Bien sûr, dans un monde idéal, on saurait toujours se parler calmement, ne pas hausser le ton. On laisserait toujours l’autre aller au-bout de sa pensée. On ne lui prêterait pas des pensées qu’il n’a pas. On ne penserait pas à sa place. Dans un monde idéal, point ne saurait besoin de remettre encore et encore son ouvrage sur le métier car les attentes de l’un et de l’autre seraient entendues et comprises.
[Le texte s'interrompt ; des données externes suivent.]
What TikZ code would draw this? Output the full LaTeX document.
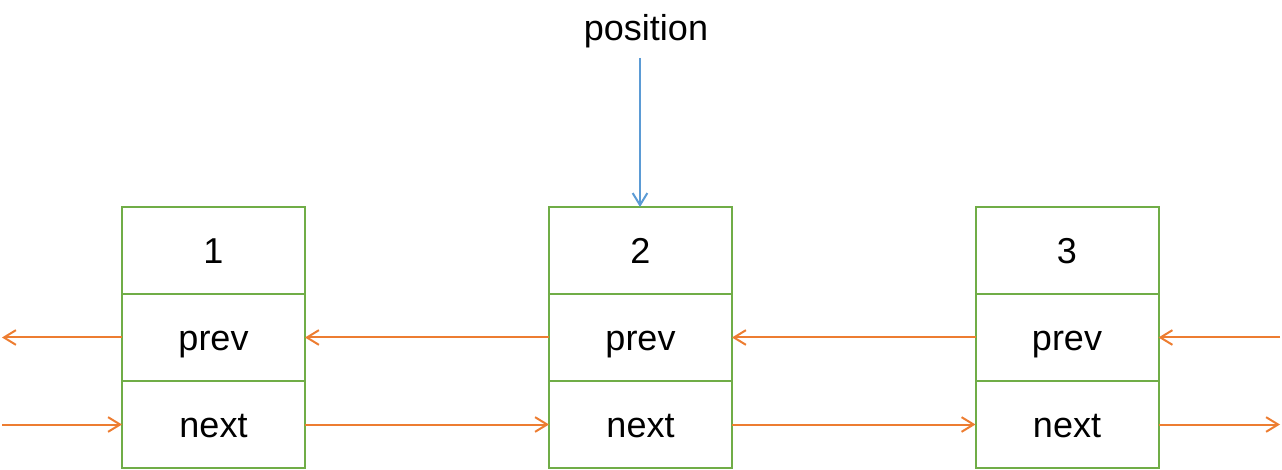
\documentclass[tikz,border=0pt]{standalone}
\usepackage{fontspec}
\setmainfont{Liberation Sans}
\usetikzlibrary{arrows.meta}
\definecolor{cgreen}{RGB}{112,173,71}
\definecolor{corange}{RGB}{237,125,49}
\definecolor{cblue}{RGB}{91,155,213}
\begin{document}
\begin{tikzpicture}[x=0.75pt,y=-0.75pt,
  lbl/.style={font=\fontsize{27}{31}\selectfont},
  cell/.style={lbl,draw=cgreen,line width=1.5pt,minimum width=137.25pt,minimum height=65.25pt,inner sep=0pt,outer sep=0pt,text height=20pt,text depth=0pt},
  oarrow/.style={draw=corange,line width=1.5pt,-{Straight Barb[length=9pt,width=11pt,line width=1.5pt]}},
  barrow/.style={draw=cblue,line width=1.5pt,-{Straight Barb[length=9pt,width=11pt,line width=1.5pt]}}]
\useasboundingbox (0,0) rectangle (1282,470);
% box 1
\node[cell] (b1t) at (213.5,250.5) {1};
\node[cell] (b1p) at (213.5,337.5) {prev};
\node[cell] (b1n) at (213.5,424.5) {next};
% box 2
\node[cell] (b2t) at (640.5,250.5) {2};
\node[cell] (b2p) at (640.5,337.5) {prev};
\node[cell] (b2n) at (640.5,424.5) {next};
% box 3
\node[cell] (b3t) at (1067,250.5) {3};
\node[cell] (b3p) at (1067,337.5) {prev};
\node[cell] (b3n) at (1067,424.5) {next};
% position
\node[lbl,inner sep=0pt,anchor=base] (pos) at (646,41) {position};
\coordinate (posend) at (640,58);
\draw[barrow] (posend) -- (b2t.north -| posend);
% free ends
\coordinate (lp) at (2,337.5);
\coordinate (ln) at (2,424.5);
\coordinate (rp) at (1280,337.5);
\coordinate (rn) at (1280,424.5);
% prev arrows
\draw[oarrow] (b1p.west) -- (lp);
\draw[oarrow] (b2p.west) -- (b1p.east);
\draw[oarrow] (b3p.west) -- (b2p.east);
\draw[oarrow] (rp) -- (b3p.east);
% next arrows
\draw[oarrow] (ln) -- (b1n.west);
\draw[oarrow] (b1n.east) -- (b2n.west);
\draw[oarrow] (b2n.east) -- (b3n.west);
\draw[oarrow] (b3n.east) -- (rn);
\end{tikzpicture}
\end{document}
Dans un monde idéal, il n’y aurait pas place pour de la frustration car, dans les couples, les concessions se feraient d’une manière très égalitaires.

Toute thérapeute que je suis et sophrologue de surcroît, je ne redoute pas d’exposer mes fragilités, de partager le dur métier de parent car ce qui est grave ce n’est pas de mal faire ou de se tromper mais c’est de ne pas avoir conscience de ses erreurs et ne pas chercher à se réformer. Toute notre vie nous sommes perfectibles et c’est cela qui m’anime en profondeur: devenir meilleure et aider ceux qui sont habités par la même volonté d’y parvenir.